5 Easter Mains That Aren't Ham
Say hello to new holiday traditions.
Though Easter is the holiday of bunnies and eggs, it’s traditional to celebrate the day with a ham. But, for those of us who don’t like ham (including yours truly), or those who just want to try something new, that classic Easter menu may be feeling a bit, well, dated. That’s why we’ve rounded up a collection of recipes that are just as fitting (and delicious) to include on an Easter menu. Now hop to it!
Food Network Kitchen’s secret for the perfect prime rib? Roast the beef at high temperature to sear the outside, then shut off the oven and allow the roast inside to cook to a beautiful medium rare. If your guests aren’t impressed by the perfect crust, the creamy horseradish sauce will do the trick.
An oldie-but-goodie, Sunny’s tuna noodle casserole will add some retro flair to your Easter dinner. She spruces up the traditional dish with cremini mushrooms, spring peas and a creamy Cheddar cheese sauce. To really make use of fresh spring produce, serve the casserole with this a beautiful seasonal salad.

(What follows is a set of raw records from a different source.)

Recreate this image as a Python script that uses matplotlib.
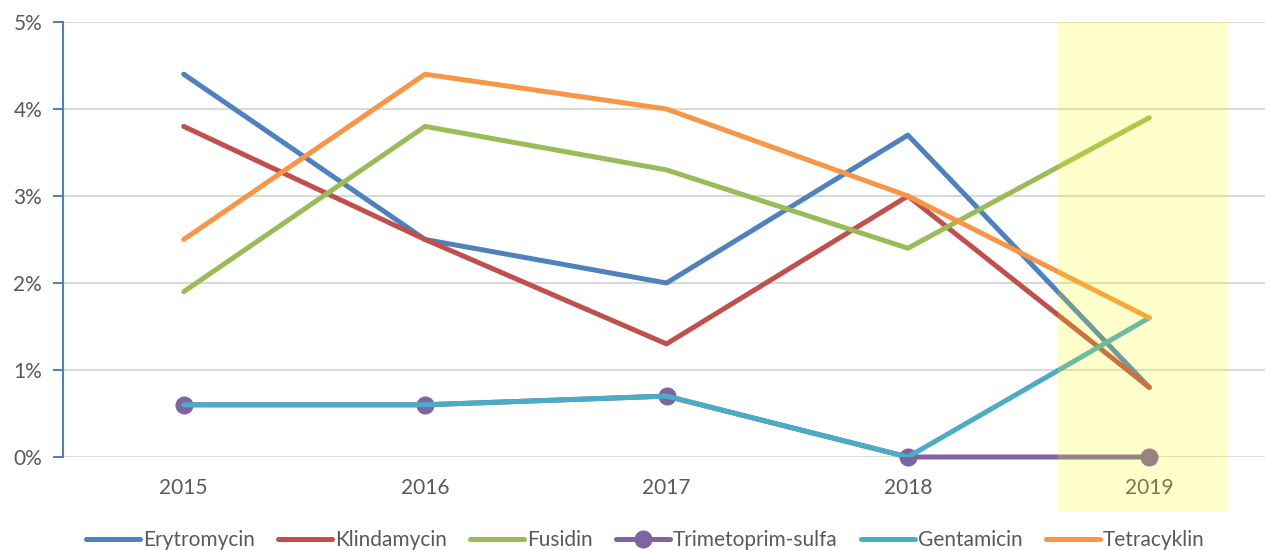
import matplotlib.pyplot as plt
from matplotlib.patches import Rectangle
from matplotlib.ticker import FuncFormatter

plt.rcParams['font.family'] = ['Lato', 'DejaVu Sans']

years = ['2015', '2016', '2017', '2018', '2019']
erytromycin = [4.4, 2.5, 2.0, 3.7, 0.8]
klindamycin = [3.8, 2.5, 1.3, 3.0, 0.8]
fusidin = [1.9, 3.8, 3.3, 2.4, 3.9]
trimetoprim = [0.6, 0.6, 0.7, 0.0, 0.0]
gentamicin = [0.6, 0.6, 0.7, 0.0, 1.6]
tetracyklin = [2.5, 4.4, 4.0, 3.0, 1.6]

x = list(range(len(years)))
lw = 3.6

fig = plt.figure(figsize=(12.65, 5.5), dpi=100)
ax = fig.add_axes([63 / 1265, 1 - 457 / 550, 1207 / 1265, 435 / 550])

ax.plot(x, erytromycin, color='#4F81BD', lw=lw, label='Erytromycin', solid_capstyle='round')
ax.plot(x, klindamycin, color='#C0504D', lw=lw, label='Klindamycin', solid_capstyle='round')
ax.plot(x, fusidin, color='#9BBB59', lw=lw, label='Fusidin', solid_capstyle='round')
ax.plot(x, trimetoprim, color='#8064A2', lw=lw, marker='o', markersize=12,
        label='Trimetoprim-sulfa', solid_capstyle='round', clip_on=False)
ax.plot(x, gentamicin, color='#4BACC6', lw=lw, label='Gentamicin', solid_capstyle='round')
ax.plot(x, tetracyklin, color='#F79646', lw=lw, label='Tetracyklin', solid_capstyle='round')

# markedering av 2019
ax.add_patch(Rectangle((3.62, -0.63), 0.70, 5.63, facecolor='#FFFF00', alpha=0.2,
                       edgecolor='none', clip_on=False, zorder=10))

ax.set_xlim(-0.5, 4.5)
ax.set_ylim(0, 5)
ax.set_xticks(x)
ax.set_xticklabels(years)
ax.set_yticks([0, 1, 2, 3, 4, 5])
ax.yaxis.set_major_formatter(FuncFormatter(lambda v, p: f'{v:.0f}%'))
ax.grid(axis='y', color='#D9D9D9', lw=1.5)
ax.set_axisbelow(True)
for s in ['top', 'right', 'bottom']:
    ax.spines[s].set_visible(False)
ax.spines['left'].set_color('#4F81BD')
ax.spines['left'].set_linewidth(1.5)
ax.tick_params(axis='y', colors='#4F81BD', length=7, width=1.5, labelcolor='#595959',
               labelsize=15, pad=8)
ax.tick_params(axis='x', length=0, labelcolor='#595959', labelsize=15, pad=15)

fig.legend(loc='center', bbox_to_anchor=(0.51, 1 - 540 / 550), ncol=6, frameon=False,
           fontsize=15, handlelength=2.6, columnspacing=1.1, handletextpad=0.15,
           labelcolor='#595959')

fig.savefig('out.png', dpi=100)
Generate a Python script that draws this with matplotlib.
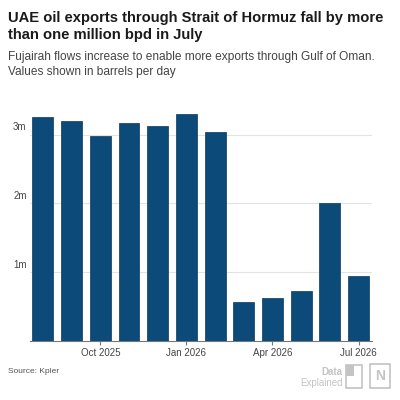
import matplotlib
matplotlib.use("Agg")
import matplotlib.pyplot as plt
from matplotlib.patches import Rectangle
import numpy as np

months = ["Aug 2025", "Sep 2025", "Oct 2025", "Nov 2025", "Dec 2025", "Jan 2026",
          "Feb 2026", "Mar 2026", "Apr 2026", "May 2026", "Jun 2026", "Jul 2026"]
values = [3.25, 3.20, 2.98, 3.17, 3.12, 3.30, 3.03, 0.56, 0.63, 0.73, 2.01, 0.95]  # million bpd
tick_months = ["Oct 2025", "Jan 2026", "Apr 2026", "Jul 2026"]
y_ticks = [1, 2, 3]
y_labels = ["1m", "2m", "3m"]

plt.rcParams['font.family'] = ['Liberation Sans', 'DejaVu Sans']

fig = plt.figure(figsize=(4, 4), dpi=100)
fig.patch.set_facecolor("white")

ax = fig.add_axes([0.075, 0.1475, 0.855, 0.585])
x = np.arange(len(months))
ax.bar(x, values, width=0.73, color="#0b4a79", edgecolor="#08385e", linewidth=0.5, zorder=3)
ax.set_xlim(-0.45, len(months) - 0.53)
ax.set_ylim(0, 3.4)

for sp in ["top", "right", "left"]:
    ax.spines[sp].set_visible(False)
ax.spines["bottom"].set_color("#777777")
ax.spines["bottom"].set_linewidth(0.8)

ax.set_yticks(y_ticks)
ax.set_yticklabels([])
ax.tick_params(axis="y", length=0)
ax.grid(axis="y", color="#e3e3e3", linewidth=0.8, zorder=0)
for yv, lab in zip(y_ticks, y_labels):
    ax.text(-0.01, yv + 0.03, lab, transform=ax.get_yaxis_transform(),
            ha="right", va="bottom", fontsize=7, color="#444444")

tick_pos = [months.index(m) for m in tick_months]
ax.set_xticks(tick_pos)
ax.set_xticklabels(tick_months, fontsize=7, color="#444444")
ax.tick_params(axis="x", length=3, color="#777777", width=0.8, pad=2)

fig.text(0.02, 0.972, "UAE oil exports through Strait of Hormuz fall by more\nthan one million bpd in July",
         ha="left", va="top", fontsize=10.6, fontweight="bold", color="#1a1a1a", linespacing=1.3)
fig.text(0.02, 0.872, "Fujairah flows increase to enable more exports through Gulf of Oman.\nValues shown in barrels per day",
         ha="left", va="top", fontsize=8.6, color="#444444", linespacing=1.35)
fig.text(0.02, 0.072, "Source: Kpler", ha="left", va="center", fontsize=6, color="#555555")

# Logo (decorative)
fig.text(0.857, 0.07, "Data", ha="right", va="center", fontsize=7, color="#c4c4c4", fontweight="bold")
fig.text(0.857, 0.043, "Explained", ha="right", va="center", fontsize=7, color="#c4c4c4")
fig.patches.append(Rectangle((0.864, 0.03), 0.042, 0.058, transform=fig.transFigure,
                             facecolor="none", edgecolor="#c4c4c4", linewidth=1.2))
fig.patches.append(Rectangle((0.864, 0.06), 0.021, 0.028, transform=fig.transFigure,
                             facecolor="#c4c4c4", edgecolor="none"))
fig.patches.append(Rectangle((0.926, 0.03), 0.05, 0.06, transform=fig.transFigure,
                             facecolor="none", edgecolor="#c4c4c4", linewidth=1.2))
fig.text(0.951, 0.06, "N", ha="center", va="center", fontsize=10, color="#c4c4c4", fontweight="bold")

fig.savefig("out.png", dpi=100, facecolor="white")
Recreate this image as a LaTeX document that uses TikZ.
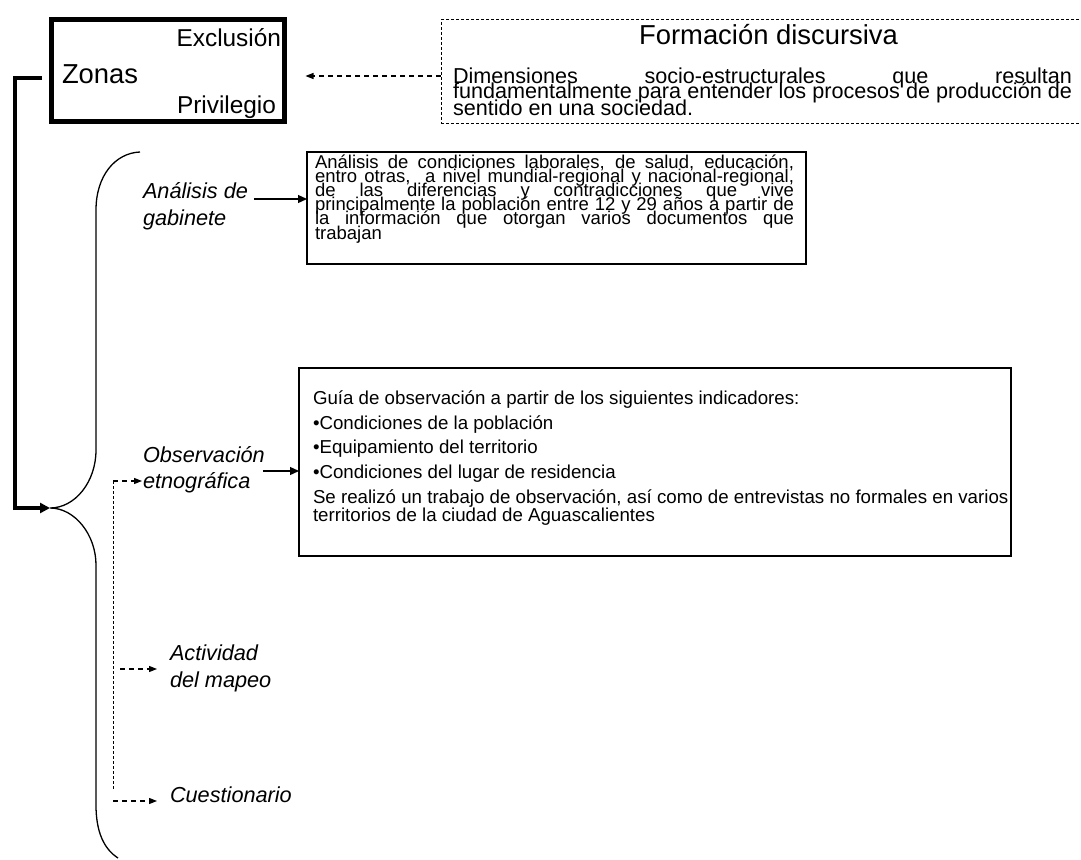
\documentclass[tikz,border=0pt]{standalone}
\usepackage{fontspec}
\setmainfont{Liberation Sans}
\usetikzlibrary{arrows.meta}
\begin{document}
\begin{tikzpicture}[x=1pt,y=-1pt,
  every node/.style={inner sep=0pt, outer sep=0pt},
  lw/.style={anchor=base west},
  le/.style={anchor=base east},
  thickbox/.style={draw, line width=5pt},
  plainbox/.style={draw, line width=1.3pt},
  dashbox/.style={draw, line width=1pt, dash pattern=on 3pt off 2pt},
  fbig/.style={font=\fontsize{27.4}{30}\selectfont},
  fmid/.style={font=\fontsize{24.4}{28}\selectfont},
  fbody/.style={font=\fontsize{21.6}{16}\selectfont},
  fsmall/.style={font=\fontsize{18.5}{14}\selectfont},
  fboxtwo/.style={font=\fontsize{18.7}{20}\selectfont},
  itlab/.style={anchor=base west, font=\fontsize{21.7}{27}\selectfont\itshape},
  solidarr/.style={line width=1.3pt, -{Triangle[length=9pt,width=8pt]}},
  dasharr/.style={line width=1.2pt, dash pattern=on 5pt off 4pt, -{Triangle[length=8pt,width=6pt]}},
  dashline/.style={line width=1pt, dash pattern=on 3pt off 2pt},
  thickline/.style={line width=3.5pt},
  bracecurve/.style={line width=1.3pt},
]
\useasboundingbox (0,0) rectangle (1081,859);

% Zonas box
\node[thickbox, minimum width=233.5pt, minimum height=101pt] (zonas) at (167.75,70.5) {};
\node[le, fmid] (zex) at (281,47) {Exclusión};
\node[lw, fbig] (zz) at (62,83) {Zonas};
\node[le, fmid] (zpr) at (276,113) {Privilegio};

% Formacion discursiva box
\node[dashbox, minimum width=655pt, minimum height=103pt] (form) at (768.5,71.5) {};
\node[anchor=base, fbig] (ftitle) at (768.5,45) {Formación discursiva};
\node[lw, fbody] (f1) at (453,83) {\makebox[619pt][s]{Dimensiones socio-estructurales que resultan}};
\node[lw, fbody] (f2) at (453,99) {\makebox[619pt][s]{fundamentalmente para entender los procesos de producción de}};
\node[lw, fbody] (f3) at (453,115) {sentido en una sociedad.};

\coordinate (fa) at ([yshift=-4.5pt]form.west);
\draw[dasharr, shorten >=21pt] (fa) -- (fa -| zonas.east);

% thick connector and brace
\coordinate (zl) at ([xshift=-9pt,yshift=-7.5pt]zonas.west);
\coordinate (tip) at (50,508);
\draw[thickline, -{Triangle[length=10pt,width=10pt]}] (zl) -- ++(-27,0) |- (tip);
\draw[bracecurve] (140,152) .. controls (115,153) and (96,176) .. (96,210) -- (96,450)
  .. controls (96,482) and (75,508) .. (tip)
  .. controls (75,508) and (96,535) .. (96,565) -- (96,805)
  .. controls (96,832) and (104,849) .. (118,858);

% Analisis de gabinete
\node[itlab] (g1) at (143,198) {Análisis de};
\node[itlab] (g2) at (143,225) {gabinete};
\node[plainbox, minimum width=499pt, minimum height=112pt] (box1) at (556.5,208) {};
\node[lw, fsmall] (b1) at (315,168) {\makebox[479pt][s]{Análisis de condiciones laborales, de salud, educación,}};
\node[lw, fsmall] (b2) at (315,182.2) {\makebox[479pt][s]{entro otras, \ a nivel mundial-regional y nacional-regional,}};
\node[lw, fsmall] (b3) at (315,196.4) {\makebox[479pt][s]{de las diferencias y contradicciones que vive}};
\node[lw, fsmall] (b4) at (315,210.6) {\makebox[479pt][s]{principalmente la población entre 12 y 29 años a partir de}};
\node[lw, fsmall] (b5) at (315,224.8) {\makebox[479pt][s]{la información que otorgan varios documentos que}};
\node[lw, fsmall] (b6) at (315,239) {trabajan};
\coordinate (ga) at ([xshift=6pt,yshift=-1pt]g1.base east);
\draw[solidarr] (ga) -- (ga -| box1.west);

% Observacion etnografica
\node[itlab] (o1) at (143,462) {Observación};
\node[itlab] (o2) at (143,488) {etnográfica};
\node[plainbox, minimum width=712pt, minimum height=188pt] (box2) at (655,462) {};
\node[lw, fboxtwo] (n1) at (313,404) {Guía de observación a partir de los siguientes indicadores:};
\node[lw, fboxtwo] (n2) at (313,429) {•Condiciones de la población};
\node[lw, fboxtwo] (n3) at (313,453) {•Equipamiento del territorio};
\node[lw, fboxtwo] (n4) at (313,478) {•Condiciones del lugar de residencia};
\node[lw, fboxtwo] (n5) at (313,503) {Se realizó un trabajo de observación, así como de entrevistas no formales en varios};
\node[lw, fboxtwo] (n6) at (313,521) {territorios de la ciudad de Aguascalientes};
\coordinate (oa) at ([xshift=-2pt,yshift=-9pt]o1.base east);
\draw[solidarr] (oa) -- (oa -| box2.west);

% Actividad del mapeo, Cuestionario
\node[itlab] (a1) at (170,660) {Actividad};
\node[itlab] (a2) at (170,687) {del mapeo};
\node[itlab] (c1) at (170,802) {Cuestionario};

\coordinate (vt) at (113,481);
\coordinate (vb) at (113,790);
\coordinate (va) at (120,669);
\coordinate (vc) at (113,801);
\draw[dashline] (vt) -- (vb);
\draw[dasharr, shorten >=1pt] (vt) -- (vt -| o2.west);
\draw[dasharr, shorten >=13pt] (va) -- (va -| a1.west);
\draw[dasharr, shorten >=13pt] (vc) -- (vc -| c1.west);
\end{tikzpicture}
\end{document}
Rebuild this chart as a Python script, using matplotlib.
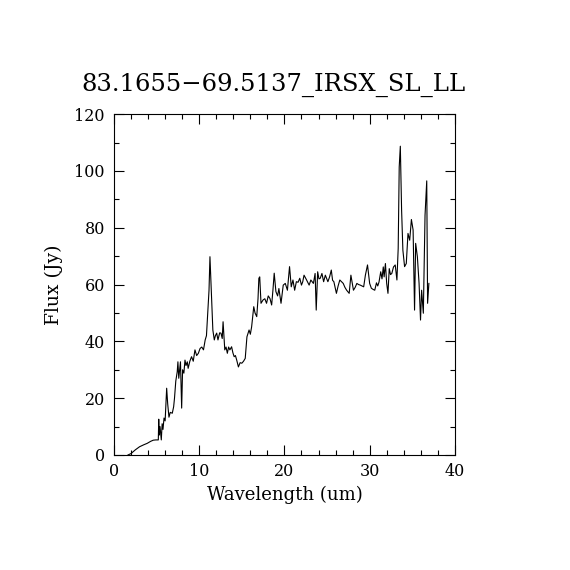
import matplotlib
matplotlib.use("Agg")
import matplotlib.pyplot as plt
from matplotlib.ticker import MultipleLocator

title = "83.1655\u221269.5137_IRSX_SL_LL"
xlabel = "Wavelength (um)"
ylabel = "Flux (Jy)"

wavelength = [1.64, 2.0, 2.5, 3.0, 3.5, 3.9, 4.3, 4.6, 4.9, 5.2, 5.25, 5.3, 5.4, 5.45, 5.55,
              5.65, 5.75, 5.87, 6.0, 6.18, 6.3, 6.45, 6.6, 6.84, 7.0, 7.1, 7.25, 7.42, 7.5,
              7.6, 7.8, 7.94, 8.05, 8.2, 8.33, 8.45, 8.6, 8.7, 8.9, 9.1, 9.3, 9.5, 9.7, 9.9,
              10.1, 10.3, 10.5, 10.7, 10.85, 11.0, 11.15, 11.26, 11.36, 11.46, 11.6, 11.77,
              11.9, 12.05, 12.2, 12.4, 12.55, 12.7, 12.8, 13.0, 13.15, 13.3, 13.45, 13.6,
              13.8, 13.95, 14.1, 14.25, 14.4, 14.6, 14.8, 15.0, 15.2, 15.4, 15.6, 15.85,
              16.0, 16.15, 16.4, 16.55, 16.75, 16.9, 17.0, 17.1, 17.25, 17.5, 17.7, 17.9,
              18.1, 18.3, 18.5, 18.65, 18.8, 19.0, 19.2, 19.35, 19.6, 19.86, 20.1, 20.35,
              20.6, 20.8, 21.0, 21.2, 21.4, 21.6, 21.8, 22.0, 22.15, 22.3, 22.6, 22.9, 23.1,
              23.4, 23.6, 23.73, 23.9, 24.05, 24.2, 24.4, 24.6, 24.8, 25.1, 25.3, 25.5,
              25.65, 25.8, 26.1, 26.3, 26.5, 26.7, 26.9, 27.1, 27.3, 27.6, 27.8, 28.1, 28.3,
              28.5, 28.7, 28.9, 29.1, 29.3, 29.5, 29.75, 30.0, 30.2, 30.4, 30.6, 30.8, 30.95,
              31.1, 31.3, 31.45, 31.6, 31.7, 31.85, 32.0, 32.15, 32.3, 32.45, 32.6, 32.8,
              33.0, 33.2, 33.35, 33.47, 33.6, 33.75, 33.9, 34.1, 34.3, 34.5, 34.7, 34.9,
              35.1, 35.27, 35.4, 35.6, 35.8, 35.97, 36.1, 36.3, 36.5, 36.7, 36.8, 36.95]
flux = [0.0, 0.5, 1.8, 2.9, 3.6, 4.1, 4.8, 5.2, 5.3, 5.3, 12.6, 7.0, 10.0, 8.5, 5.3,
        11.0, 9.0, 13.0, 12.0, 23.5, 18.0, 13.3, 15.0, 14.7, 17.0, 20.0, 26.0, 29.3, 32.8,
        27.0, 32.8, 16.5, 30.0, 28.8, 33.4, 31.5, 32.8, 30.5, 33.0, 34.6, 33.0, 37.0, 35.0,
        35.8, 37.5, 38.0, 37.0, 40.5, 42.0, 49.9, 58.0, 69.8, 62.0, 54.5, 44.0, 40.5,
        42.0, 42.9, 40.5, 43.0, 42.9, 41.0, 46.9, 37.0, 38.0, 35.8, 38.0, 37.0,
        38.1, 36.0, 34.6, 35.0, 33.4, 31.0, 32.5, 32.3, 33.0, 34.0, 41.6, 44.0,
        42.5, 45.1, 52.2, 50.0, 48.7, 55.0, 62.2, 62.7, 53.4, 54.6, 55.0, 53.4,
        56.0, 55.1, 52.8, 58.0, 64.0, 57.5, 56.0, 58.6, 53.4, 59.8, 60.4, 58.0,
        66.3, 59.2, 61.6, 58.0, 61.0, 60.8, 62.2, 59.8, 61.0, 63.3, 61.6, 59.8, 61.6,
        60.4, 63.9, 51.0, 64.5, 62.0, 62.2, 63.9, 61.0, 63.3, 61.0, 62.7, 65.1,
        61.5, 61.0, 56.9, 59.5, 61.6, 61.0, 60.4, 59.0, 58.0, 56.9, 63.3, 58.0, 59.0,
        60.4, 60.0, 59.8, 59.5, 59.2, 63.3, 66.9, 60.4, 58.7, 58.3, 58.0, 60.6, 59.5,
        60.9, 64.5, 62.0, 66.2, 62.7, 67.4, 60.4, 56.9, 65.6, 63.5, 63.9, 66.2,
        66.9, 61.6, 72.7, 101.4, 108.7, 86.2, 72.1, 66.3, 67.4, 78.0, 75.6, 82.9,
        79.2, 51.0, 74.5, 69.8, 60.4, 47.5, 58.0, 49.9, 84.4, 96.5, 53.4, 60.4]

x_ticks = [0, 10, 20, 30, 40]
y_ticks = [0, 20, 40, 60, 80, 100, 120]

plt.rcParams['font.family'] = ['DejaVu Serif']
fig = plt.figure(figsize=(5.7, 5.7), dpi=100)
ax = fig.add_axes([0.2, 0.2018, 0.598, 0.598])
ax.plot(wavelength, flux, color='black', linewidth=0.8)
ax.set_xlim(0, 40)
ax.set_ylim(0, 120)
ax.set_xticks(x_ticks)
ax.set_yticks(y_ticks)
ax.xaxis.set_minor_locator(MultipleLocator(2))
ax.yaxis.set_minor_locator(MultipleLocator(10))
ax.tick_params(which='both', direction='in', top=True, right=True, width=0.8,
               labelsize=11.5, colors='black')
ax.tick_params(which='major', length=7)
ax.tick_params(which='minor', length=3.5)
ax.tick_params(axis='x', which='major', pad=6)
ax.tick_params(axis='y', which='major', pad=6.5)
for s in ax.spines.values():
    s.set_linewidth(0.8)
ax.set_xlabel(xlabel, fontsize=13, labelpad=4)
ax.set_ylabel(ylabel, fontsize=13.5, labelpad=8)
ax.set_title(title, fontsize=17.5, pad=17, x=0.467)
fig.savefig("out.png", dpi=100, facecolor='white')
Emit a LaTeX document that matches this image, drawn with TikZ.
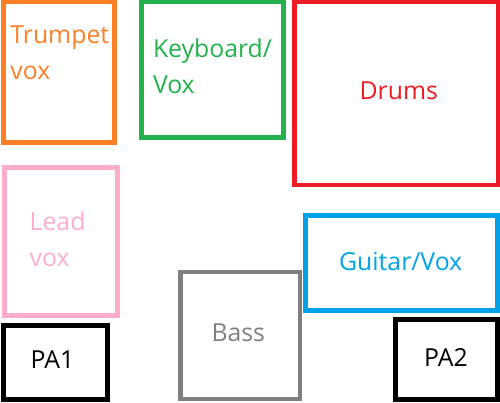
\documentclass[tikz,border=0pt]{standalone}
\usepackage{fontspec}
\setmainfont{Open Sans}
\definecolor{cOrange}{HTML}{FF7F27}
\definecolor{cGreen}{HTML}{22B14C}
\definecolor{cRed}{HTML}{ED1C24}
\definecolor{cPink}{HTML}{FFAEC9}
\definecolor{cBlue}{HTML}{00A2E8}
\definecolor{cGray}{HTML}{7F7F7F}
\begin{document}
\begin{tikzpicture}[x=1pt,y=-1pt,
  box/.style={draw, line width=5pt, inner sep=0pt, outer sep=0pt, rectangle},
  lbl/.style={inner sep=0pt, font=\fontsize{24.8}{36}\selectfont},
  ml/.style={lbl, align=left, anchor=base west}]
\useasboundingbox (0,0) rectangle (500,402);
\node[box, draw=cOrange, minimum width=110.5pt, minimum height=141pt] (trumpet) at (58.75,72) {};
\node[box, draw=cGreen, minimum width=141.7pt, minimum height=136pt] (keys) at (212.65,69.5) {};
\node[box, draw=cRed, line width=4.5pt, minimum width=203.8pt, minimum height=183.3pt] (drums) at (396.4,93.35) {};
\node[box, draw=cPink, minimum width=112.7pt, minimum height=147.7pt] (lead) at (61.15,241.35) {};
\node[box, draw=black, minimum width=103.7pt, minimum height=74.1pt] (pa1) at (55.65,362.55) {};
\node[box, draw=cGray, line width=4.5pt, minimum width=119.3pt, minimum height=127.2pt] (bass) at (240.15,335.4) {};
\node[box, draw=cBlue, minimum width=191.7pt, minimum height=95.2pt] (guitar) at (401.65,262.6) {};
\node[box, draw=black, minimum width=101.7pt, minimum height=80.3pt] (pa2) at (446.65,359.35) {};
\node[ml, text=cOrange] (trumpetT) at (10.2,79) {Trumpet\\vox};
\node[ml, text=cGreen] (keysT) at (152.8,93.3) {Keyboard/\\Vox};
\node[ml, text=cPink] (leadT) at (29.5,266) {Lead\\vox};
\node[lbl, anchor=base, text=cRed] (drumsT) at (398.8,99.3) {Drums};
\node[lbl, anchor=base, text=cGray] (bassT) at (238.3,341.7) {Bass};
\node[lbl, anchor=base, text=cBlue] (guitarT) at (400.7,270.7) {Guitar/Vox};
\node[lbl, anchor=base, text=black] (pa1T) at (52.5,368.3) {PA1};
\node[lbl, anchor=base, text=black] (pa2T) at (446,366) {PA2};
\end{tikzpicture}
\end{document}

Did winter leave you in grill withdrawal? Fire it up this Easter to cook a healthy rack of lamb, complete with asparagus and a refreshing chimichurri sauce. While the food is on the grill, use the oven space to whip up your favorite side dish or dessert.
A holiday dinner doesn’t need to be elaborate. To brighten up the traditional alfredo, toss in spring vegetables like asparagus, peas and shiitake mushrooms. A sprinkle of chives and a dash of lemon zest add the perfect finishing touch to this punched-up pasta.
Easter dinner is a breeze with this genius cooking hack. On Saturday night, cure the chicken and leave it in the fridge. This process allows the flavors to develop and saves time the next day — which means you don’t need to rush your egg hunts and basket searches. On Easter, roast the chicken and potatoes in a Bundt pan for about an hour. While the chicken crisps and cooks, the potatoes absorb the juices to make a super-yummy side dish.